» **Exercise**: From the listing below, pull out the lines that hold "Recreate".

» **Data to process**:

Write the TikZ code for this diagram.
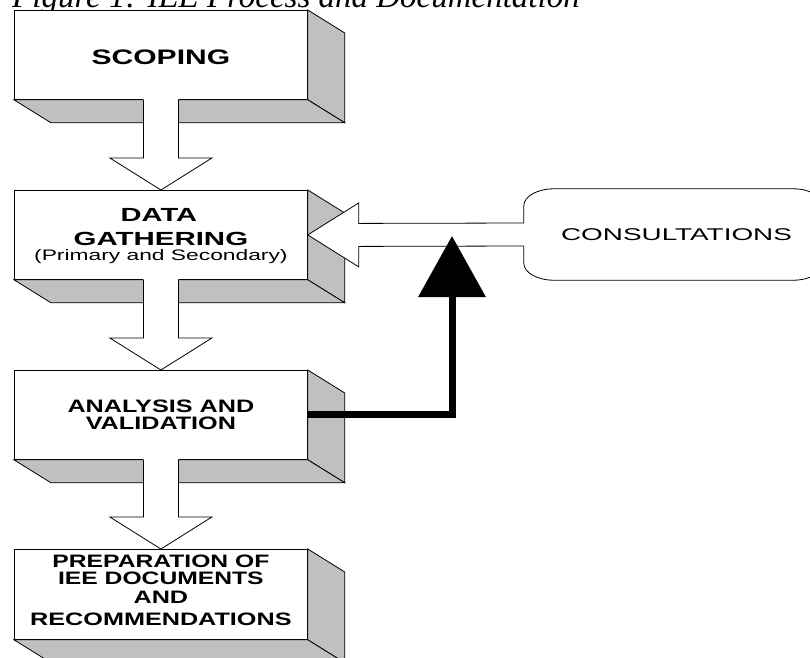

---

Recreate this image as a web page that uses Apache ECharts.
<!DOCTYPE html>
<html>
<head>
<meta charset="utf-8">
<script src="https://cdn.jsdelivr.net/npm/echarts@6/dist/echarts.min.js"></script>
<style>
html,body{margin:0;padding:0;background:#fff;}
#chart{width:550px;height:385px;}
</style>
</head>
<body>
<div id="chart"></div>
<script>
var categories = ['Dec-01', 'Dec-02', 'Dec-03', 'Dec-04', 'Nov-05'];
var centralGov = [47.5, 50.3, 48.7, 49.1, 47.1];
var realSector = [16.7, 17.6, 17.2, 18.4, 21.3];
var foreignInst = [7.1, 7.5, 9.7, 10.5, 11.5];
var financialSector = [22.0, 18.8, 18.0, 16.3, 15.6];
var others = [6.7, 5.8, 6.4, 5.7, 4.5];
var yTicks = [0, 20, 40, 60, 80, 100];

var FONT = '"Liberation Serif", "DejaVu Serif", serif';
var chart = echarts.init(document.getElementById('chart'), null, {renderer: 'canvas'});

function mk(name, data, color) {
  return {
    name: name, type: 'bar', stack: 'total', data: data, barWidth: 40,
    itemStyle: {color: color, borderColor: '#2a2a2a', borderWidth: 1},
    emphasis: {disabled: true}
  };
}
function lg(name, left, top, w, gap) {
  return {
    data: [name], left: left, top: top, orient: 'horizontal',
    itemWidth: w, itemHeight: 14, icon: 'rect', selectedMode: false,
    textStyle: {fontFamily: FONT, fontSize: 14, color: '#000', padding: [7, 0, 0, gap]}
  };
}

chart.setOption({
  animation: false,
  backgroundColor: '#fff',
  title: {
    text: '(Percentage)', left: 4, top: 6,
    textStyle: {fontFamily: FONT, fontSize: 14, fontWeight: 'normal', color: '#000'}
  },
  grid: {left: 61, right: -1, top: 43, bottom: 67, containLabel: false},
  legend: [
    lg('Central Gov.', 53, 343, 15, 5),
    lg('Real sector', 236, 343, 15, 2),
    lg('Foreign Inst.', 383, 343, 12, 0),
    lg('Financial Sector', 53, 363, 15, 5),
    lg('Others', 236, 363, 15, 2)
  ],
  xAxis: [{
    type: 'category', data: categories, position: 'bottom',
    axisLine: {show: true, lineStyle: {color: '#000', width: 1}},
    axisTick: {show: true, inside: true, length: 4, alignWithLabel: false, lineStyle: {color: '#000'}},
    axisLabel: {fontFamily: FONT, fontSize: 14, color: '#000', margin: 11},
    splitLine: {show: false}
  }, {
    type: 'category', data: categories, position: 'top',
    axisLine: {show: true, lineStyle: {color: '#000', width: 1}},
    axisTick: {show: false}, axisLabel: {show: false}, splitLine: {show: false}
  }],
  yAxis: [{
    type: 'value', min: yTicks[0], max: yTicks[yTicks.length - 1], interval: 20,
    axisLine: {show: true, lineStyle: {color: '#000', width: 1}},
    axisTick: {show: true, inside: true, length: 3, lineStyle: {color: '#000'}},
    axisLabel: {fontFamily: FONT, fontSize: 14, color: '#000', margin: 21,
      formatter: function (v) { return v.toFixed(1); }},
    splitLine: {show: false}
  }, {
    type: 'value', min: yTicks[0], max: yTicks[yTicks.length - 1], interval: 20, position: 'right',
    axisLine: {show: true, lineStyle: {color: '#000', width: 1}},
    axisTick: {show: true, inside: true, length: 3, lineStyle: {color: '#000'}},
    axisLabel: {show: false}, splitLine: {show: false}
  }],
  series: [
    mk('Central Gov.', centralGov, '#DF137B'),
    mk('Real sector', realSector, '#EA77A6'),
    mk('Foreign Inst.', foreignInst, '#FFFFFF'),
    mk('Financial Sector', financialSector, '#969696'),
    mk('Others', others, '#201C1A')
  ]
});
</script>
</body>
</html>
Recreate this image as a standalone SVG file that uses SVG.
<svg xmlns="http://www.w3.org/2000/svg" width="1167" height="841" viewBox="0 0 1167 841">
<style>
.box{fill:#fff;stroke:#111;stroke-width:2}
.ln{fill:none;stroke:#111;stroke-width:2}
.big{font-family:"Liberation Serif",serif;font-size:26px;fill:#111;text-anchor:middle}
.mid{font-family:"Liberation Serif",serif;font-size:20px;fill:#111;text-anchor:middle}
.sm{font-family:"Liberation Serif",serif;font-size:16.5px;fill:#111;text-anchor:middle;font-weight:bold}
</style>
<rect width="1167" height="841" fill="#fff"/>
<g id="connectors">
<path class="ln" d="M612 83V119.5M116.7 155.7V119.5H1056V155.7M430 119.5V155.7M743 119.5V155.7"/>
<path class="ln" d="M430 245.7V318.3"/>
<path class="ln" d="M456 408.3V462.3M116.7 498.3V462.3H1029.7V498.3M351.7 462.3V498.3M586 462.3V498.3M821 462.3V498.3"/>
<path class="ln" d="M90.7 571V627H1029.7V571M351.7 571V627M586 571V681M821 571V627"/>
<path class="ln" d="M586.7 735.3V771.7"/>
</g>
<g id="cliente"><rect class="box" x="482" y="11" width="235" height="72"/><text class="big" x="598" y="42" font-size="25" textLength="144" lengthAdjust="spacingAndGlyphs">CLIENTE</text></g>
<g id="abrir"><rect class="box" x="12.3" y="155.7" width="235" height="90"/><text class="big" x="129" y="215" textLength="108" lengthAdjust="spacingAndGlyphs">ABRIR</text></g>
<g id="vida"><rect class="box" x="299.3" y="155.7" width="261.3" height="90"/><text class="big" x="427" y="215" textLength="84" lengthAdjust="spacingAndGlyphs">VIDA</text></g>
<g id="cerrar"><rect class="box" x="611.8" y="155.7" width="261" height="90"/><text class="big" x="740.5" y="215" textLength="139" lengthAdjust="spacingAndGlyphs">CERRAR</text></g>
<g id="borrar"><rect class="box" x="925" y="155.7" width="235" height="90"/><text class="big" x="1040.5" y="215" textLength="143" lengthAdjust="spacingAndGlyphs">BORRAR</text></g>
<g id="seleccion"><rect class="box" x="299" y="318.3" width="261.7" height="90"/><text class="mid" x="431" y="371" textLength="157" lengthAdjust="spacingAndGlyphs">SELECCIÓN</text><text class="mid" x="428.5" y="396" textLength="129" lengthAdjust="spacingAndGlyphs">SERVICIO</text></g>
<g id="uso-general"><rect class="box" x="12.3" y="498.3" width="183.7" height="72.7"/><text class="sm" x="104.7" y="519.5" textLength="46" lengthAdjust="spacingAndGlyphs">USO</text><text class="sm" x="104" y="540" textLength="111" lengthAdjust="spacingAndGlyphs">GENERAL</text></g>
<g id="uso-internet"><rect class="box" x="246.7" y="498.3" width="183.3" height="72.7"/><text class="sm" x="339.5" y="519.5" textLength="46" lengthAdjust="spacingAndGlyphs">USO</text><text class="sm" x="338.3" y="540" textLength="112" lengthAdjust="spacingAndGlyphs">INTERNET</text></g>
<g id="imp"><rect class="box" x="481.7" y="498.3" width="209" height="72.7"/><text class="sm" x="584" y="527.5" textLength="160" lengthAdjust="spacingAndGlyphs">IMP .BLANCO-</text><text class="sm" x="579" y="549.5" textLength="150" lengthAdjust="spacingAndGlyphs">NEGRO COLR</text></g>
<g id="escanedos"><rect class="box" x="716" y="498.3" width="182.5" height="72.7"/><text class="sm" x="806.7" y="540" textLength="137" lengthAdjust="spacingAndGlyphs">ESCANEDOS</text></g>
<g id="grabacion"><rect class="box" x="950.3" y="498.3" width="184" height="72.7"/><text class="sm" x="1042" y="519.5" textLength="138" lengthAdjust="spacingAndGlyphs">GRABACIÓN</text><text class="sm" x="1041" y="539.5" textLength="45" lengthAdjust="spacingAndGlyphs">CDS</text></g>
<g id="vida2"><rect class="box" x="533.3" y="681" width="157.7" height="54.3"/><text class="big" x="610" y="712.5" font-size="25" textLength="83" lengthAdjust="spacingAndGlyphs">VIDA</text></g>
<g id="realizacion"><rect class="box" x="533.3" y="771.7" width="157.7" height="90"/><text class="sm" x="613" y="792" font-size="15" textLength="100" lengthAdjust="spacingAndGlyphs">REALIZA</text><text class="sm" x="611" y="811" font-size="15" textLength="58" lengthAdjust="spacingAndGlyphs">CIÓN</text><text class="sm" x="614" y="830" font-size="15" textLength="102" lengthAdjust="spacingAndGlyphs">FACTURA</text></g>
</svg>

» **Right answer**:
Recreate this image as a web page that uses Apache ECharts.
Recreate this image as a standalone SVG file that uses SVG.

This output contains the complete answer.